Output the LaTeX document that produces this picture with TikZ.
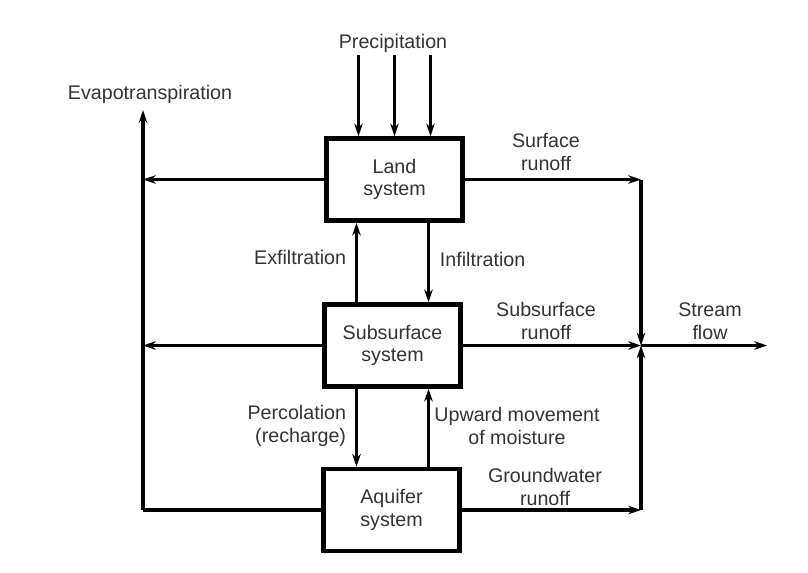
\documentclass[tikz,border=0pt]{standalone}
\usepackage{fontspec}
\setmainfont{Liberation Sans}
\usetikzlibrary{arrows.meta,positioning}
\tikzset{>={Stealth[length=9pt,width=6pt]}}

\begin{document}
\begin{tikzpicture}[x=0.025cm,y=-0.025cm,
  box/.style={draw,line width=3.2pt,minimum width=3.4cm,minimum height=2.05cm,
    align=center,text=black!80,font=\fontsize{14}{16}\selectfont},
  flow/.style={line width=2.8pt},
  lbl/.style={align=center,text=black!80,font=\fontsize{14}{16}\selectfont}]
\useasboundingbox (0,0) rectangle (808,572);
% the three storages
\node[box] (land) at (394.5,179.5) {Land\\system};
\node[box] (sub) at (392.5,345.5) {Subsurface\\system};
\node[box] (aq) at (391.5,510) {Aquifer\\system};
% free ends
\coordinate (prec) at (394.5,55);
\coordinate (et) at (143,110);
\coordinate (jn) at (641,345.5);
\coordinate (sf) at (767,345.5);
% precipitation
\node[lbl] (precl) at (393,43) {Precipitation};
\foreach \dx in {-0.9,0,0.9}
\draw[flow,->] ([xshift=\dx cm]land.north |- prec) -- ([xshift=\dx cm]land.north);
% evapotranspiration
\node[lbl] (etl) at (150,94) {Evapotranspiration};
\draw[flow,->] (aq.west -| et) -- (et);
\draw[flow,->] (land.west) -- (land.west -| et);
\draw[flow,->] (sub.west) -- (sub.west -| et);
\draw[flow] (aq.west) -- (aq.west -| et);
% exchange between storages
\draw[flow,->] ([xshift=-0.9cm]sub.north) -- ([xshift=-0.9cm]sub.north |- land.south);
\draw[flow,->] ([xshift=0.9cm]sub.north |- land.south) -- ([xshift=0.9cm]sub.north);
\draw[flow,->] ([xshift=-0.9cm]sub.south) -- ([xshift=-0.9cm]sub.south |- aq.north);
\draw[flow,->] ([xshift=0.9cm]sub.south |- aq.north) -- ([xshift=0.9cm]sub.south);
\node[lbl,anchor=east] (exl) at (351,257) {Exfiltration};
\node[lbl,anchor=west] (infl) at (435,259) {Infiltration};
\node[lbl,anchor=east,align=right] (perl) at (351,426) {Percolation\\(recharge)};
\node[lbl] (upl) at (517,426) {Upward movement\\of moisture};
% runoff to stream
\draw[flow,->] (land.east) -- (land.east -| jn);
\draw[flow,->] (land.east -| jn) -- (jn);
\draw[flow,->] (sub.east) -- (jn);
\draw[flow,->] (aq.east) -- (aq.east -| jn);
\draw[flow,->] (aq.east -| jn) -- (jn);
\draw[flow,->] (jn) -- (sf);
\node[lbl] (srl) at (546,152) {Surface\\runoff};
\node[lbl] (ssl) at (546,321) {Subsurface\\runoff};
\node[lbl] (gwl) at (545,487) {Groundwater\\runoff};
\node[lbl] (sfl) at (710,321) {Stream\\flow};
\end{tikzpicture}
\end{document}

Stated goal: Copy each line in full and exactly, omitting any picture.

Result below:
Output the LaTeX document that produces this picture with TikZ.
\documentclass[tikz,border=0pt]{standalone}
\usepackage{fontspec}
\setmainfont{Liberation Sans}
\usetikzlibrary{arrows.meta,positioning}
\tikzset{>={Stealth[length=9pt,width=6pt]}}

\begin{document}
\begin{tikzpicture}[x=0.025cm,y=-0.025cm,
  box/.style={draw,line width=3.2pt,minimum width=3.4cm,minimum height=2.05cm,
    align=center,text=black!80,font=\fontsize{14}{16}\selectfont},
  flow/.style={line width=2.8pt},
  lbl/.style={align=center,text=black!80,font=\fontsize{14}{16}\selectfont}]
\useasboundingbox (0,0) rectangle (808,572);
% the three storages
\node[box] (land) at (394.5,179.5) {Land\\system};
\node[box] (sub) at (392.5,345.5) {Subsurface\\system};
\node[box] (aq) at (391.5,510) {Aquifer\\system};
% free ends
\coordinate (prec) at (394.5,55);
\coordinate (et) at (143,110);
\coordinate (jn) at (641,345.5);
\coordinate (sf) at (767,345.5);
% precipitation
\node[lbl] (precl) at (393,43) {Precipitation};
\foreach \dx in {-0.9,0,0.9}
\draw[flow,->] ([xshift=\dx cm]land.north |- prec) -- ([xshift=\dx cm]land.north);
% evapotranspiration
\node[lbl] (etl) at (150,94) {Evapotranspiration};
\draw[flow,->] (aq.west -| et) -- (et);
\draw[flow,->] (land.west) -- (land.west -| et);
\draw[flow,->] (sub.west) -- (sub.west -| et);
\draw[flow] (aq.west) -- (aq.west -| et);
% exchange between storages
\draw[flow,->] ([xshift=-0.9cm]sub.north) -- ([xshift=-0.9cm]sub.north |- land.south);
\draw[flow,->] ([xshift=0.9cm]sub.north |- land.south) -- ([xshift=0.9cm]sub.north);
\draw[flow,->] ([xshift=-0.9cm]sub.south) -- ([xshift=-0.9cm]sub.south |- aq.north);
\draw[flow,->] ([xshift=0.9cm]sub.south |- aq.north) -- ([xshift=0.9cm]sub.south);
\node[lbl,anchor=east] (exl) at (351,257) {Exfiltration};
\node[lbl,anchor=west] (infl) at (435,259) {Infiltration};
\node[lbl,anchor=east,align=right] (perl) at (351,426) {Percolation\\(recharge)};
\node[lbl] (upl) at (517,426) {Upward movement\\of moisture};
% runoff to stream
\draw[flow,->] (land.east) -- (land.east -| jn);
\draw[flow,->] (land.east -| jn) -- (jn);
\draw[flow,->] (sub.east) -- (jn);
\draw[flow,->] (aq.east) -- (aq.east -| jn);
\draw[flow,->] (aq.east -| jn) -- (jn);
\draw[flow,->] (jn) -- (sf);
\node[lbl] (srl) at (546,152) {Surface\\runoff};
\node[lbl] (ssl) at (546,321) {Subsurface\\runoff};
\node[lbl] (gwl) at (545,487) {Groundwater\\runoff};
\node[lbl] (sfl) at (710,321) {Stream\\flow};
\end{tikzpicture}
\end{document}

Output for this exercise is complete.